## Dataset extract
..........

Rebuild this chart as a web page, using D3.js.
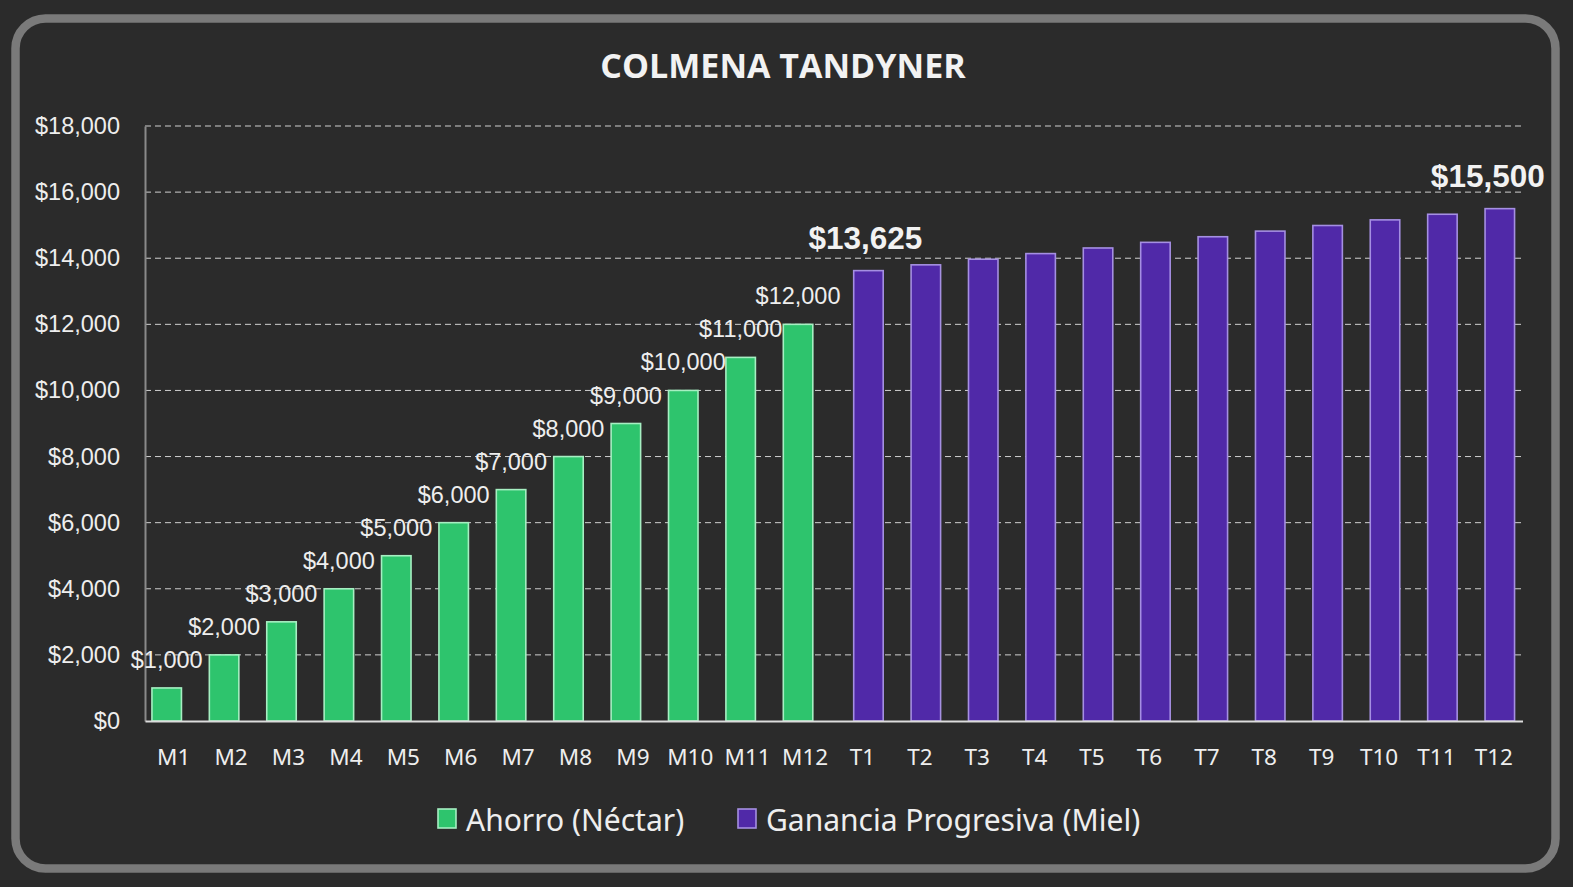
<!DOCTYPE html>
<html>
<head>
<meta charset="utf-8">
<script src="https://cdn.jsdelivr.net/npm/d3@7/dist/d3.min.js"></script>
<style>
  html, body { margin: 0; padding: 0; background: #2b2b2b; }
  svg { display: block; }
</style>
</head>
<body>
<svg id="chart" width="1573" height="887"></svg>
<script>
// ---- data ----
const title = "COLMENA TANDYNER";
const categories = ["M1","M2","M3","M4","M5","M6","M7","M8","M9","M10","M11","M12",
                    "T1","T2","T3","T4","T5","T6","T7","T8","T9","T10","T11","T12"];
const ahorro = [1000,2000,3000,4000,5000,6000,7000,8000,9000,10000,11000,12000,
                null,null,null,null,null,null,null,null,null,null,null,null];
const ganancia = [null,null,null,null,null,null,null,null,null,null,null,null,
                  13625,13800,13970,14140,14310,14480,14650,14820,14990,15160,15330,15500];
const yTicks = [0,2000,4000,6000,8000,10000,12000,14000,16000,18000];
const seriesNames = ["Ahorro (Néctar)", "Ganancia Progresiva (Miel)"];
const highlightIdx = [12, 23];

// ---- setup ----
const svg = d3.select("#chart");
const W = 1573, H = 887;
svg.append("rect").attr("width", W).attr("height", H).attr("fill", "#2b2b2b");
svg.append("rect").attr("x", 15.5).attr("y", 18.5).attr("width", 1540).attr("height", 850)
  .attr("rx", 30).attr("ry", 30).attr("fill", "#2b2b2b")
  .attr("stroke", "#7a7a7a").attr("stroke-width", 8.5);

const fmt = d3.format("$,.0f");
const pLeft = 145, pRight = 1522.5, pTop = 126, pBottom = 721;
const x = d3.scaleBand().domain(categories).range([pLeft, pRight]).padding(0);
const y = d3.scaleLinear().domain([0, 18000]).range([pBottom, pTop]);
const barW = 29.5;
const offs = [-7, 6];

// title
svg.append("text").attr("x", 783).attr("y", 78).attr("text-anchor", "middle")
  .attr("fill", "#f2f2f2").attr("font-family", "'Open Sans', 'Noto Sans', sans-serif")
  .attr("font-weight", 700).attr("font-size", 34).text(title);

// gridlines
svg.append("g").selectAll("line").data(yTicks.filter(d => d > 0)).join("line")
  .attr("x1", pLeft).attr("x2", pRight)
  .attr("y1", d => y(d)).attr("y2", d => y(d))
  .attr("stroke", "#d0d0d0").attr("stroke-width", 1).attr("stroke-dasharray", "6,4");

// y axis
const yAxis = d3.axisLeft(y).tickValues(yTicks).tickFormat(fmt).tickSize(0).tickPadding(25);
const gy = svg.append("g").attr("transform", `translate(${pLeft},0)`).call(yAxis);
gy.select(".domain").attr("stroke", "#8a8a8a").attr("stroke-width", 2);
gy.selectAll("text").attr("fill", "#eeeeee").attr("font-size", 23.5)
  .attr("font-family", "'Liberation Sans', Arial, sans-serif");

// bars
const series = [
  {vals: ahorro, fill: "#2ec46d", stroke: "#a6efc2", off: offs[0]},
  {vals: ganancia, fill: "#5029a8", stroke: "#a58fe2", off: offs[1]}
];
series.forEach(s => {
  const data = categories.map((c, i) => ({c, v: s.vals[i], i})).filter(d => d.v != null);
  svg.append("g").selectAll("rect").data(data).join("rect")
    .attr("x", d => x(d.c) + x.bandwidth() / 2 + s.off - barW / 2)
    .attr("y", d => y(d.v))
    .attr("width", barW)
    .attr("height", d => y(0) - y(d.v))
    .attr("fill", s.fill).attr("stroke", s.stroke).attr("stroke-width", 1.6);
});

// x axis
const xAxis = d3.axisBottom(x).tickSize(0).tickPadding(28);
const gx = svg.append("g").attr("transform", `translate(0,${pBottom})`).call(xAxis);
gx.select(".domain").attr("stroke", "#dcdcdc").attr("stroke-width", 2);
gx.selectAll("text").attr("fill", "#eeeeee").attr("font-size", 22.5)
  .attr("font-family", "'Noto Sans', 'Open Sans', sans-serif");

// data labels (green)
const greenData = categories.map((c, i) => ({c, v: ahorro[i]})).filter(d => d.v != null);
svg.append("g").selectAll("text").data(greenData).join("text")
  .attr("x", d => x(d.c) + x.bandwidth() / 2 + offs[0])
  .attr("y", d => y(d.v) - 20)
  .attr("text-anchor", "middle").attr("fill", "#eeeeee").attr("font-size", 23.5)
  .attr("font-family", "'Liberation Sans', Arial, sans-serif")
  .text(d => fmt(d.v));

// highlighted labels (purple)
svg.append("g").selectAll("text").data(highlightIdx).join("text")
  .attr("x", (i, k) => x(categories[i]) + x.bandwidth() / 2 + offs[1] + (k === 1 ? -12 : -3))
  .attr("y", i => y(ganancia[i]) - 22)
  .attr("text-anchor", "middle").attr("fill", "#f2f2f2").attr("font-size", 31.5)
  .attr("font-weight", 700)
  .attr("font-family", "'Liberation Sans', Arial, sans-serif")
  .text(i => fmt(ganancia[i]));

// legend
const legend = [
  {name: seriesNames[0], fill: "#2ec46d", stroke: "#a6efc2", x: 437},
  {name: seriesNames[1], fill: "#5029a8", stroke: "#a58fe2", x: 737}
];
const lg = svg.append("g");
legend.forEach(l => {
  lg.append("rect").attr("x", l.x + 1).attr("y", 809).attr("width", 18).attr("height", 19)
    .attr("fill", l.fill).attr("stroke", l.stroke).attr("stroke-width", 1.6);
  lg.append("text").attr("x", l.x + 29).attr("y", 831)
    .attr("fill", "#eeeeee").attr("font-size", 30)
    .attr("font-family", "'Noto Sans', 'Open Sans', sans-serif")
    .text(l.name);
});
</script>
</body>
</html>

..........

## Exercise aim
Using the material above, report each line where "chart" occurs.

## Response to this task
Rebuild this chart as a web page, using D3.js.
<svg id="chart" width="1573" height="887"></svg>
const svg = d3.select("#chart");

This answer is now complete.